Hi @tqchen, I like your point that we need to be able to a) handle a lot of different setups and b) be adroit at changing focus as we transition from the overall systems view (eg during device planning), to target/host view, to specific device view, and so on. (Oh and I’ve probably broken things in the CompilationConfig stopgap I implemented since it assumes every Target needed for lowering must have a host, which breaks the E1 case.) So I see why folks are keen on the general recursive representation. And I could see that we’d want to replace the ‘config’ accessible from the IRModule as we change focus, especially as we transition into per-Target compilation.

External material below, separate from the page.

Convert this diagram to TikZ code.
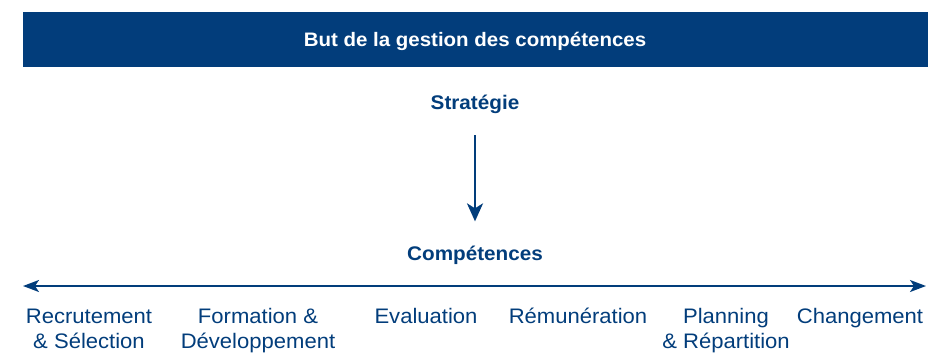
\documentclass[tikz,border=0pt]{standalone}
\usepackage{fontspec}
\setmainfont{Liberation Sans}[FakeStretch=1.05]
\usetikzlibrary{arrows.meta}
\definecolor{navy}{RGB}{2,61,123}
\tikzset{
  banner/.style={fill=navy, draw=none},
  titletext/.style={text=white, font=\bfseries\fontsize{19.5}{22}\selectfont, inner sep=0pt, anchor=base},
  headtext/.style={text=navy, font=\bfseries\fontsize{19.7}{22}\selectfont, inner sep=0pt, anchor=base},
  label/.style={text=navy, font=\fontsize{21}{25}\selectfont, align=center, inner sep=0pt, anchor=base},
  vline/.style={draw=navy, line width=2.2pt, -{Stealth[length=18pt,width=16pt,inset=5pt]}},
  hline/.style={draw=navy, line width=2pt, {Stealth[length=16pt,width=12pt,inset=4pt]}-{Stealth[length=16pt,width=12pt,inset=4pt]}}
}
\begin{document}
\begin{tikzpicture}[x=1pt,y=-1pt]
\useasboundingbox (0,0) rectangle (928,354);
\fill[banner] (23,12) rectangle (928,67);
\node[titletext] (title) at (475,46) {But de la gestion des compétences};
\node[headtext] (strat) at (475,109) {Stratégie};
\node[headtext] (comp) at (475,260) {Compétences};
\draw[vline] ([yshift=-22pt]strat.south) -- ([yshift=24pt]comp.north);
\coordinate (L) at (23,286);
\coordinate (R) at (926,286);
\draw[hline] (L) -- (R);
\node[label] (rec) at (89,348) {Recrutement\\\& Sélection};
\node[label] (form) at (258,348) {Formation \&\\Développement};
\node[label] (eval) at (426,323) {Evaluation};
\node[label] (rem) at (578,323) {Rémunération};
\node[label] (plan) at (726,348) {Planning\\\& Répartition};
\node[label] (chg) at (860,323) {Changement};
\end{tikzpicture}
\end{document}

One counterpoint to that approach is the resulting fragility of the passes that depend on it. E.g. I could imagine we end up with a lot of ICHECKS and accessors scattered inside pass impls which may not be apparent from the outside. (It reminds me a bit of the Windows Registry – a wonderfully universal and centralized data structure with opaque dependencies – but that’s unfair!).

Perhaps we could take an intermediate step: Explicitly enumerate the family of ‘compilation configs’ we already have as distinct classes. I think so far that’s

  • just-a-Target for eg lowering without worrying about the host shim
  • HostAndTarget for your E0 case
  • MulitTarget, which is what I got myself tangled up with in device planning and needed the CompliationConfig to help centralize some logic. There’s going to be a runtime & executor in each of those. We’ll also see some semi-generic way to go from cmd-line settings and configs into those classes. But perhaps we just don’t worry about that duplication just yet in return for clarifying what we support today (and save me from breaking anything else).

Then we could revisit with a more universal & recursive representation, particularly if we want to tackle the x-runtime/x-executor cases.